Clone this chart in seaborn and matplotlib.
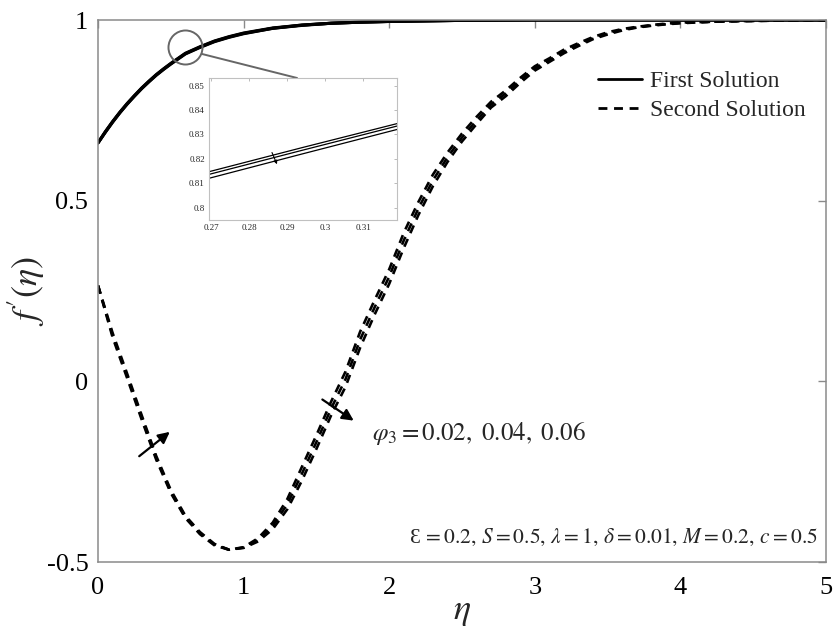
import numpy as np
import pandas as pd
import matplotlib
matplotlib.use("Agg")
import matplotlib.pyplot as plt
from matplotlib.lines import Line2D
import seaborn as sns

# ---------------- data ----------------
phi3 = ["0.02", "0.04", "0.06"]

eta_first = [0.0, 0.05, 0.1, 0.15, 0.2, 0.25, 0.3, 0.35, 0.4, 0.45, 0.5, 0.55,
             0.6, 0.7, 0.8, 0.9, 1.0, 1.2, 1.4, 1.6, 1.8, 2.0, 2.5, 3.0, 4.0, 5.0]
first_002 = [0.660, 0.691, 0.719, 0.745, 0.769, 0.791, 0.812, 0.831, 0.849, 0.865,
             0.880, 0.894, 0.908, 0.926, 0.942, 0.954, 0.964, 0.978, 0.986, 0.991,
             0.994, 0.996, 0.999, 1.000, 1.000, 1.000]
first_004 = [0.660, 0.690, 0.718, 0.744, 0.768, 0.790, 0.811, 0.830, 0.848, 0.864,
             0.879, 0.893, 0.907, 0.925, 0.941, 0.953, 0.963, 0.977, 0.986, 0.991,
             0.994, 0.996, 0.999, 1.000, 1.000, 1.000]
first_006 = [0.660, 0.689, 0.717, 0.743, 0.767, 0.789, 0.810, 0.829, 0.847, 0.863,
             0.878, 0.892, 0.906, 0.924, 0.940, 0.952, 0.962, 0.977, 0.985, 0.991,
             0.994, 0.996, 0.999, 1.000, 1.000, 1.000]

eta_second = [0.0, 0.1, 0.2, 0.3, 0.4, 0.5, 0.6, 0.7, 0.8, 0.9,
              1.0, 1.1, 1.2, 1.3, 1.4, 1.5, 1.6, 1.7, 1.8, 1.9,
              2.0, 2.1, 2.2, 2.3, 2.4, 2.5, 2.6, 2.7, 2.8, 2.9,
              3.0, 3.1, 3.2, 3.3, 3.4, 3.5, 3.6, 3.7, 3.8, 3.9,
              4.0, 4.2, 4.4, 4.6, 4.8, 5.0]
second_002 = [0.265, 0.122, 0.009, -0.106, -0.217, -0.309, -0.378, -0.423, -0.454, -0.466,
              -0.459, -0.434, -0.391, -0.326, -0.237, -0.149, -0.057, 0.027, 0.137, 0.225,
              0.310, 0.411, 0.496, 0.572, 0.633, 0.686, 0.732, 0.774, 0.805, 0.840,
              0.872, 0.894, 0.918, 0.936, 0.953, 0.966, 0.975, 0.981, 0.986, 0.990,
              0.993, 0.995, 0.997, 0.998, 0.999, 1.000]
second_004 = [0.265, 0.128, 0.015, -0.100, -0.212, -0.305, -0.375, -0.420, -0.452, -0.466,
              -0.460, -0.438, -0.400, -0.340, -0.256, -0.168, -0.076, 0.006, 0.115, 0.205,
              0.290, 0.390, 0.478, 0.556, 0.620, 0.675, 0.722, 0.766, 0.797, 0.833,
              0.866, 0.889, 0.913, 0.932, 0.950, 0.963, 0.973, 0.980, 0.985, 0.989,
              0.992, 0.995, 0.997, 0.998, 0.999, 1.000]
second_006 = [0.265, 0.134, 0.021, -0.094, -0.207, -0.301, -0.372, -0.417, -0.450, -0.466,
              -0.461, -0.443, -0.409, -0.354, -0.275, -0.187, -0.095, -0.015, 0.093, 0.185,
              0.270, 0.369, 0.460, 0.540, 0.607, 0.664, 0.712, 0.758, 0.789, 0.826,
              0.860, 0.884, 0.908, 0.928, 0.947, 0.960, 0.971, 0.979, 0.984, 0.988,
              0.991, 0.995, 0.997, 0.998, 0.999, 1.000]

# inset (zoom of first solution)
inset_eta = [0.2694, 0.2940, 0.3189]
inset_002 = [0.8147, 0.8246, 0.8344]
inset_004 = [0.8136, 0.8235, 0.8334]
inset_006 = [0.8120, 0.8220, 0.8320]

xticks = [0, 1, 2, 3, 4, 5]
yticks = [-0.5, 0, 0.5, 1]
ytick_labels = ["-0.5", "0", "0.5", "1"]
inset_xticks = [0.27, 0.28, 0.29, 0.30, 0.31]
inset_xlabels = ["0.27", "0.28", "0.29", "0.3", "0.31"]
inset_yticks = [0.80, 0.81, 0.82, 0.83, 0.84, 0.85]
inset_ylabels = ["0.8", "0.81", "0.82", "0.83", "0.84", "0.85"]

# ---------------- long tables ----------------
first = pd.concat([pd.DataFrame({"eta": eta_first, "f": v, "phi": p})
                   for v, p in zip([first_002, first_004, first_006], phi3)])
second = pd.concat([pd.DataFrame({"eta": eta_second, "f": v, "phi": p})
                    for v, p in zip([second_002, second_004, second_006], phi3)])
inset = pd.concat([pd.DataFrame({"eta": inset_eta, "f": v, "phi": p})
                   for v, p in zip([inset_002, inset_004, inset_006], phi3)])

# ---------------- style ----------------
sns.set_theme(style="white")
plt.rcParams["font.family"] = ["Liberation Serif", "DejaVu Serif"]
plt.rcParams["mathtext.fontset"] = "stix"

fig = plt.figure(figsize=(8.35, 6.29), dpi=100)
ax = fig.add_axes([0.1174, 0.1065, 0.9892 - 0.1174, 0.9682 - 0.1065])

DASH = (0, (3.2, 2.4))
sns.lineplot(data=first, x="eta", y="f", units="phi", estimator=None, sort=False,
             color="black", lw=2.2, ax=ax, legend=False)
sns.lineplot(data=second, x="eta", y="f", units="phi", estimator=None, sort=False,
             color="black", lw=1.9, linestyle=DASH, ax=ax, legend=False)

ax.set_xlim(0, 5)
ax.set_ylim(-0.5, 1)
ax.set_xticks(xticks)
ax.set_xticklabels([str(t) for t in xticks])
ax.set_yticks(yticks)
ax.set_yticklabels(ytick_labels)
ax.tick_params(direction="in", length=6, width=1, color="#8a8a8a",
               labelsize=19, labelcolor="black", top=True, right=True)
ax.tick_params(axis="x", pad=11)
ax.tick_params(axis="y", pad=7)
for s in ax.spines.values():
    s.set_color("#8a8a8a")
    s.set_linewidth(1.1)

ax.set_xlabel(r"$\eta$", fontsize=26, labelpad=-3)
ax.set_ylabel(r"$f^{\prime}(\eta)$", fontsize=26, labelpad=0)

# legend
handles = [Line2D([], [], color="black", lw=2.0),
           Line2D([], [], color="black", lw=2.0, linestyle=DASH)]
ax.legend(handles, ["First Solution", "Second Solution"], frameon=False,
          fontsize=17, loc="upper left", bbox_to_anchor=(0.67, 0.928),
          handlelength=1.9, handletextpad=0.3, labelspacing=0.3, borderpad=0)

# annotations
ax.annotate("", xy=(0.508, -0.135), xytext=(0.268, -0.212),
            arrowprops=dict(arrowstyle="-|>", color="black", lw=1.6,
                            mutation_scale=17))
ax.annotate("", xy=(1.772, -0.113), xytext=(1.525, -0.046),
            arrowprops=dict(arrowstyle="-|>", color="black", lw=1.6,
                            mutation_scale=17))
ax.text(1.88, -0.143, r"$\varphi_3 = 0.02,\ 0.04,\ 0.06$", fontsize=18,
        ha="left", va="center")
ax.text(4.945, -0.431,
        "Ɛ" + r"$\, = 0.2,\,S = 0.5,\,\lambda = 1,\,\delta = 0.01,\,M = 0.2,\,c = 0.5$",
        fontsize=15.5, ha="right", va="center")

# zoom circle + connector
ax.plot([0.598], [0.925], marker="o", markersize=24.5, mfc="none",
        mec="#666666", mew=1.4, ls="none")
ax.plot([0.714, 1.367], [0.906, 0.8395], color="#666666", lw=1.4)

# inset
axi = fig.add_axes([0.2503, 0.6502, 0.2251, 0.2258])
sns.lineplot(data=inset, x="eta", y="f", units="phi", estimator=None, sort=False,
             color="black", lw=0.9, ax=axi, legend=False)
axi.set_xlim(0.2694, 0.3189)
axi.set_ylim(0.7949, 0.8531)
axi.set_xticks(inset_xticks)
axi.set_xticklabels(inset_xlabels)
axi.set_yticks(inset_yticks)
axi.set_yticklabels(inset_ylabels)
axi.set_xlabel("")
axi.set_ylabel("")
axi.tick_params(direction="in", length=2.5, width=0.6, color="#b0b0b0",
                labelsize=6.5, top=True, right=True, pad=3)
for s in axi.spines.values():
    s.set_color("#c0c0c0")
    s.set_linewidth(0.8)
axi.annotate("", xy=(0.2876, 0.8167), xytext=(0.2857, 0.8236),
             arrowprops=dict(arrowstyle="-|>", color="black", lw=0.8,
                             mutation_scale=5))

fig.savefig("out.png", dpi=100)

#####

_EXERCISE DETAILS:_
From the data, list each line in which the string "matplotlib" appears.

_TASK OUTPUT:_
Clone this chart in seaborn and matplotlib.
import matplotlib
matplotlib.use("Agg")
import matplotlib.pyplot as plt
from matplotlib.lines import Line2D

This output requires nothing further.